Copy, exactly as written, the lines that begin at the one containing "Generate a Python" and end at the one containing "return (x - ML) / PW". Skip any pictures in the data below.

▬▬▬▬▬▬

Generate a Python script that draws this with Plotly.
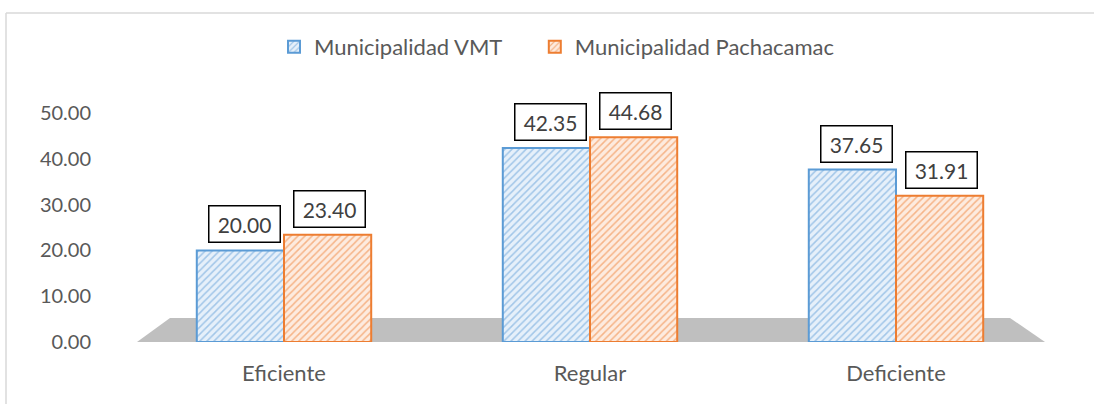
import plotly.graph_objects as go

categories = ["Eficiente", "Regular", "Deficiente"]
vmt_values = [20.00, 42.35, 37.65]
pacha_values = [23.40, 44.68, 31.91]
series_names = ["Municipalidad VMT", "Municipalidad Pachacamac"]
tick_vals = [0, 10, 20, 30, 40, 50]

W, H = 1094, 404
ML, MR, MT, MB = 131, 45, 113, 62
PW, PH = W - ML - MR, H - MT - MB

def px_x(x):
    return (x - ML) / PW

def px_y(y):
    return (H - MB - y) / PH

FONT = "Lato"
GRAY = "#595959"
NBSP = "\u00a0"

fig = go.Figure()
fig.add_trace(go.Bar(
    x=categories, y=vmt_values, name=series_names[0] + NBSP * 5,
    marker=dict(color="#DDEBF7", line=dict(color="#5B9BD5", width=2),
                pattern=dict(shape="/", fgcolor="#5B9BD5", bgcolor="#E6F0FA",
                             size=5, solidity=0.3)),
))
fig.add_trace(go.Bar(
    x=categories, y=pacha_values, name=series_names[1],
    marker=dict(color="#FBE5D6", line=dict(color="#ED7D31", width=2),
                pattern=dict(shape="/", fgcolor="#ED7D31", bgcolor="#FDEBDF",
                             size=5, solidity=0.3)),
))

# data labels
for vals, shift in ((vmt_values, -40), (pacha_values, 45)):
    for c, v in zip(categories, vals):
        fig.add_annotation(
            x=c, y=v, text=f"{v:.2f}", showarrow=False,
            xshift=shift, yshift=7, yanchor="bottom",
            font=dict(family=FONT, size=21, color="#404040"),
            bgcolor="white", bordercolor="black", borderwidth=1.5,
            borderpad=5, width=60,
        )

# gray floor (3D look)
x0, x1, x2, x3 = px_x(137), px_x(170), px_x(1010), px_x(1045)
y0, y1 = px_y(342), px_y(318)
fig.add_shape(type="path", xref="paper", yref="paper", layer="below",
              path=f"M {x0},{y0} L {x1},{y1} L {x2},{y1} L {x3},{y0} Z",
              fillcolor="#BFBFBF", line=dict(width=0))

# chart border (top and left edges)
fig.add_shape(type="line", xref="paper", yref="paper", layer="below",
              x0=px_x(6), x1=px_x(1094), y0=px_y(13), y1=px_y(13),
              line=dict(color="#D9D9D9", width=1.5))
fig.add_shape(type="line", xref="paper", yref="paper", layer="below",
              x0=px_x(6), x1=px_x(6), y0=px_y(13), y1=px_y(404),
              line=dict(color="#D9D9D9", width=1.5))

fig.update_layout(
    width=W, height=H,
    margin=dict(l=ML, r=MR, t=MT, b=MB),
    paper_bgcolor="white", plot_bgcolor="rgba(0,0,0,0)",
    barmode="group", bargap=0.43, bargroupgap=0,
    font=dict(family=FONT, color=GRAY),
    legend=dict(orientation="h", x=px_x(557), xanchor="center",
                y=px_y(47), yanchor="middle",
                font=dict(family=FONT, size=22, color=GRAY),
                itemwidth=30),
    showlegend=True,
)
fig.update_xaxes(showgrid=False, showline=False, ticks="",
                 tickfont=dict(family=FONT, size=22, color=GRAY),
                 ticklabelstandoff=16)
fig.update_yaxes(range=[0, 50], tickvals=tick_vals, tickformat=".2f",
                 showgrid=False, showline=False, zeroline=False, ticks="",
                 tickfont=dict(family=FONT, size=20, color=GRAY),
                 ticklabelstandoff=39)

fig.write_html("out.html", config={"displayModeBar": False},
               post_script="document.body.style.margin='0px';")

▬▬▬▬▬▬

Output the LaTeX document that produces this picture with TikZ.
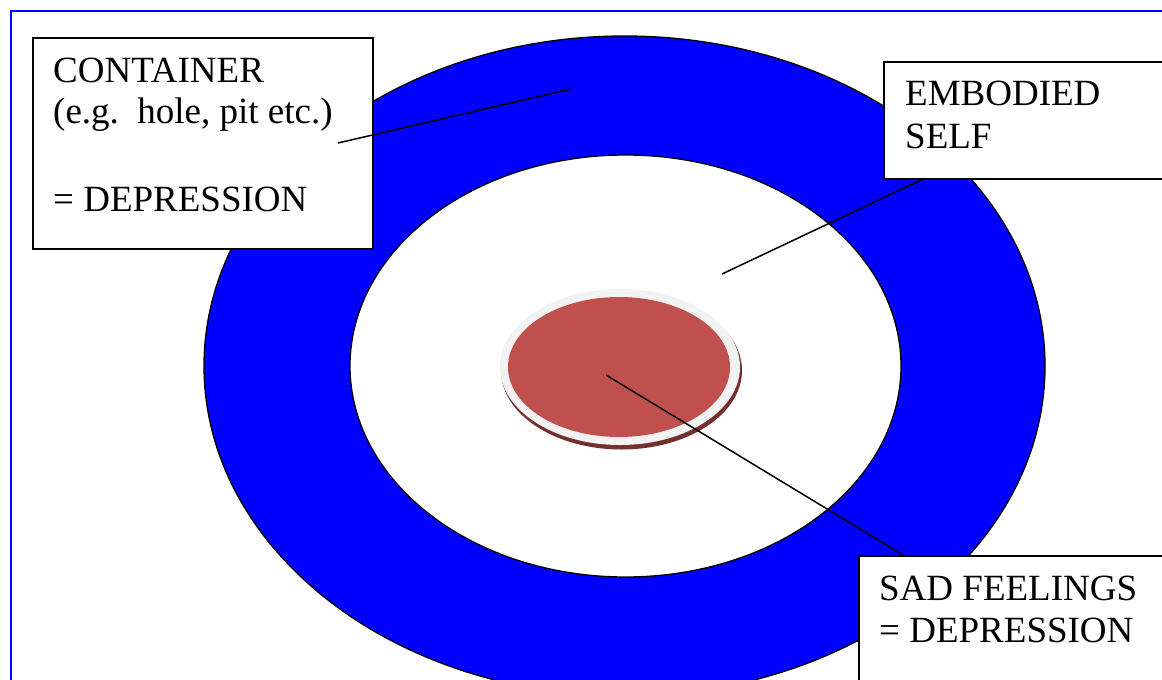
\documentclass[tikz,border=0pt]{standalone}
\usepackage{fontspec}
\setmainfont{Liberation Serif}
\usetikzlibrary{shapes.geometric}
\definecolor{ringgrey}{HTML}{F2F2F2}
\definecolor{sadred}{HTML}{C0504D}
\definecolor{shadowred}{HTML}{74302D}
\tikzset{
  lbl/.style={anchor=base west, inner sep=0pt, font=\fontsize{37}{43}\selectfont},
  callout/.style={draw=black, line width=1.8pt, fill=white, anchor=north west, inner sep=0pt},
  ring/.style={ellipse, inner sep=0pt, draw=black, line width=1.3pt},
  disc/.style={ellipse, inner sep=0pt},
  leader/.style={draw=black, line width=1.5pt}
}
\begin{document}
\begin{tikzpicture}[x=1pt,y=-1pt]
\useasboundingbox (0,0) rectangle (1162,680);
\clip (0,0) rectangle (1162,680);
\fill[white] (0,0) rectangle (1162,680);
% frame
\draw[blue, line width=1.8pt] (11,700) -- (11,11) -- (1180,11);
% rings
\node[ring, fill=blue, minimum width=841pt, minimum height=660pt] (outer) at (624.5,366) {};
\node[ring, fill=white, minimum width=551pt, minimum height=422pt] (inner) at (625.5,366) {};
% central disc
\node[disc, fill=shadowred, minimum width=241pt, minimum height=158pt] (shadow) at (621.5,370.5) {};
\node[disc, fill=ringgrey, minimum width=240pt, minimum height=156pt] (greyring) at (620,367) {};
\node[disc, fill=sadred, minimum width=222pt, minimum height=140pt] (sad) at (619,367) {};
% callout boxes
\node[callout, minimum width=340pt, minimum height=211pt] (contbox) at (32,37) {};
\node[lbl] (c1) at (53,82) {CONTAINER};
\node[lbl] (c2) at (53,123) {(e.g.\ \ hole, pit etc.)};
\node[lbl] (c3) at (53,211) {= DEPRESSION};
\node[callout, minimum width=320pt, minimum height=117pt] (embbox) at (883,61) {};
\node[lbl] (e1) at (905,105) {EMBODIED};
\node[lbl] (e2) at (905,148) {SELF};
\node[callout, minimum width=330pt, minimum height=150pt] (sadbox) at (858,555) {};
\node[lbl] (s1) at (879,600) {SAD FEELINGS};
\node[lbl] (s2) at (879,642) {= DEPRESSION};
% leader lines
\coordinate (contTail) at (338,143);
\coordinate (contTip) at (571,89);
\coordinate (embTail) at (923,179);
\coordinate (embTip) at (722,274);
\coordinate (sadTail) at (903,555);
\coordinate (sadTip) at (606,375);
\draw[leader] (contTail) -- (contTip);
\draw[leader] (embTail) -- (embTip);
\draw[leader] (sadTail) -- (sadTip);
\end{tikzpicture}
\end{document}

▬▬▬▬▬▬

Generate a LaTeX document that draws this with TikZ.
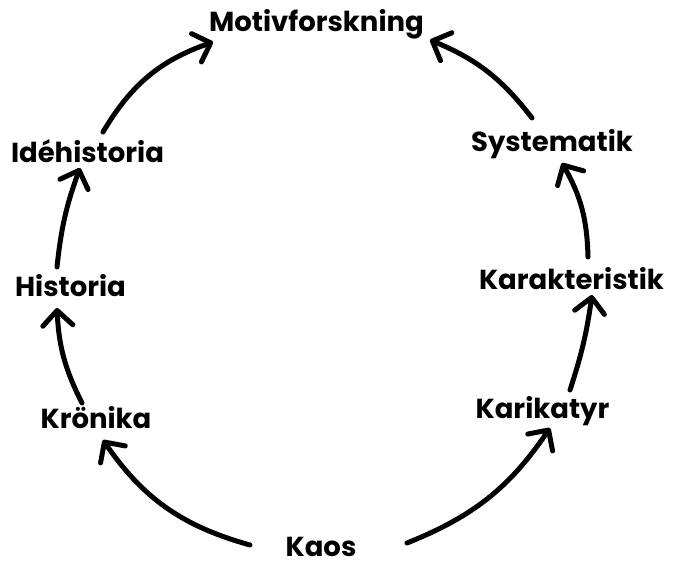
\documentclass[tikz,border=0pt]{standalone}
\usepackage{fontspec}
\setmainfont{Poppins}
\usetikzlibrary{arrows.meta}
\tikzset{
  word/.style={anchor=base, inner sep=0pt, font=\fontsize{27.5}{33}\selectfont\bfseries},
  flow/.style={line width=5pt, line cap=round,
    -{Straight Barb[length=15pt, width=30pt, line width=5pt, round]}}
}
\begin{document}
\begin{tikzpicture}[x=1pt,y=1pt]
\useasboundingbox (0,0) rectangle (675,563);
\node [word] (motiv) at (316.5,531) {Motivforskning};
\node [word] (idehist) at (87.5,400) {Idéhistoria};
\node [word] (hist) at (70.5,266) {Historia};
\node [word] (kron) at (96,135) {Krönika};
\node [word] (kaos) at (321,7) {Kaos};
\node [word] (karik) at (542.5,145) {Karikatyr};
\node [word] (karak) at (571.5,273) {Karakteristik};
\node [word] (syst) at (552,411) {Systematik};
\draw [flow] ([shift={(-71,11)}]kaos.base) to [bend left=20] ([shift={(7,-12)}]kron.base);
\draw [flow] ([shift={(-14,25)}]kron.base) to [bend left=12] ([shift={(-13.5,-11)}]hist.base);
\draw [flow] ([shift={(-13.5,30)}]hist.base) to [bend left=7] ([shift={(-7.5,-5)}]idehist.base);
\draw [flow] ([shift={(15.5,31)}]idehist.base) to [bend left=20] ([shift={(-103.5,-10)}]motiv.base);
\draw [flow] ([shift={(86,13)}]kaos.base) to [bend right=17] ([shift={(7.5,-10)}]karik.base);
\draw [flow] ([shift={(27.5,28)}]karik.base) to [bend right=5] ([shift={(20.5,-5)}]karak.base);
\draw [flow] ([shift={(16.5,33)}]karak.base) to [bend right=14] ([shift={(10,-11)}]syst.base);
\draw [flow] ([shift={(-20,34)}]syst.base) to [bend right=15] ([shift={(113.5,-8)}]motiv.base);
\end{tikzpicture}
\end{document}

▬▬▬▬▬▬

• Result:
Generate a Python script that draws this with Plotly.
import plotly.graph_objects as go

categories = ["Eficiente", "Regular", "Deficiente"]
vmt_values = [20.00, 42.35, 37.65]
pacha_values = [23.40, 44.68, 31.91]
series_names = ["Municipalidad VMT", "Municipalidad Pachacamac"]
tick_vals = [0, 10, 20, 30, 40, 50]

W, H = 1094, 404
ML, MR, MT, MB = 131, 45, 113, 62
PW, PH = W - ML - MR, H - MT - MB

def px_x(x):
    return (x - ML) / PW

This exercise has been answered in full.